Tailoring the optoelectronic properties of PZT through the modulation of the thin film

Abstract

Ferroelectric materials have great promise for use in photodetectors due to their built-in electric field-assisted carrier separation and switchable polarization properties. Carrier separation efficiency is a decisive factor in evaluating photodetector performance. The photodetector optoelectronic performance can be enhanced further by optimizing the thickness of the ferroelectric film to take full advantage of the switchable polarization properties of the ferroelectric material, and by enhancing the built-in electric field to drive carrier separation. In this work, we optimize the performance of PbZr0.52Ti0.48O3 (PZT) photodetectors by modulating the thickness of the film. It is observed that thicker ferroelectric films have lower coercivity fields, which are more favorable for ferroelectric domain switching.

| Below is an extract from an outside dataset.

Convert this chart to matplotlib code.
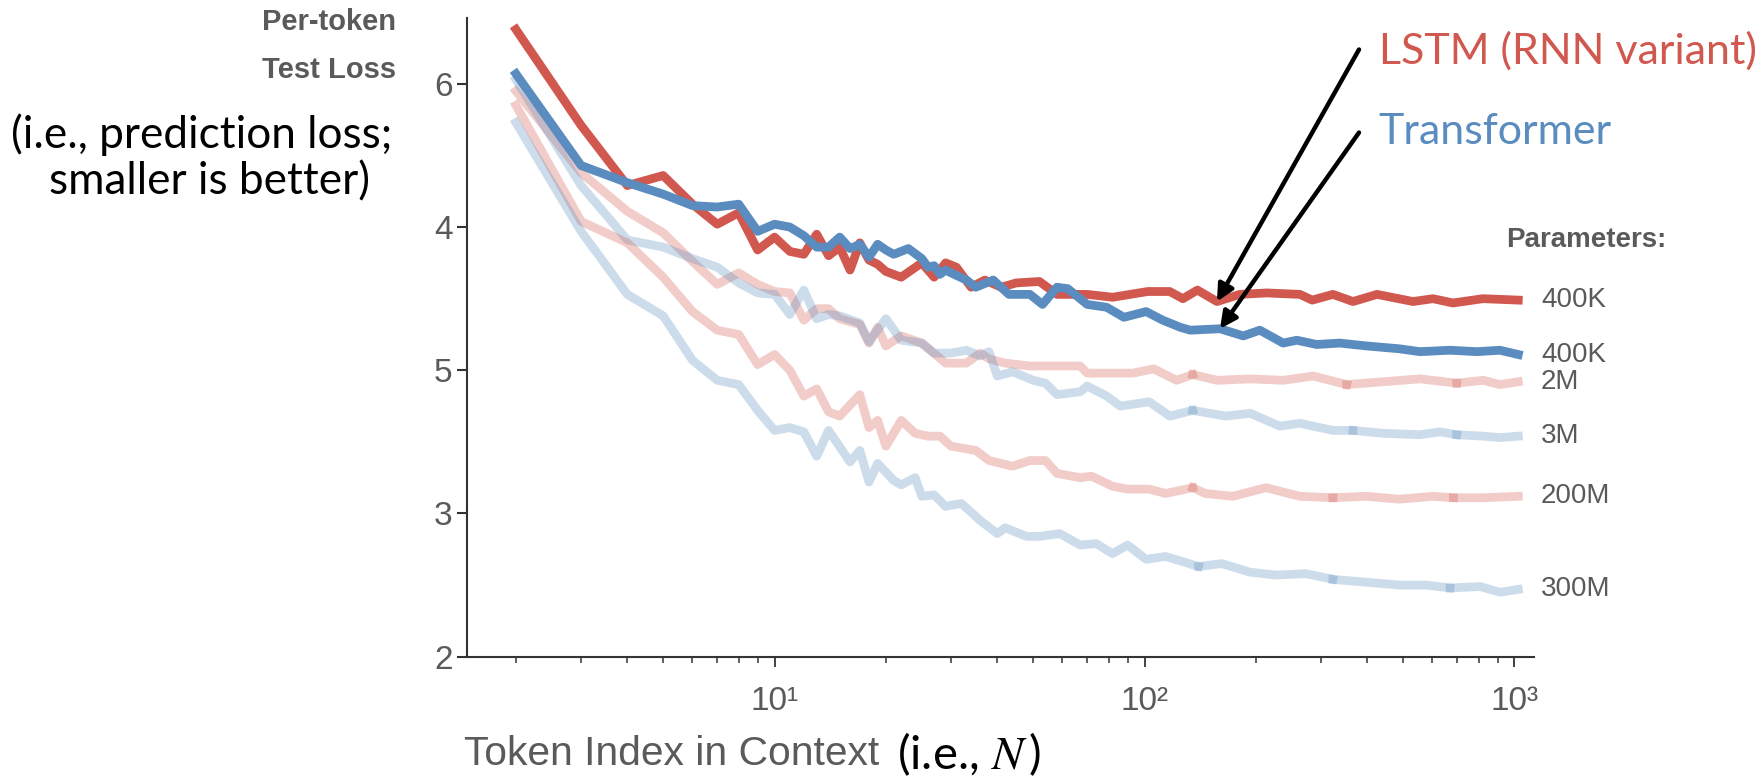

On this basis, the ferroelectric properties of ferroelectric PZT films were optimized by thickness tuning, and the photodetection performance of PZT-based self-powered photodetectors was explored. It is found that the polarization enhances the internal electric field, driving photogenerated carrier separation and improving the self-powered current, while also selectively enhancing photodetectivity for devices of different thicknesses. Additionally, both film thickness and ferroelectric polarization significantly impact the response time.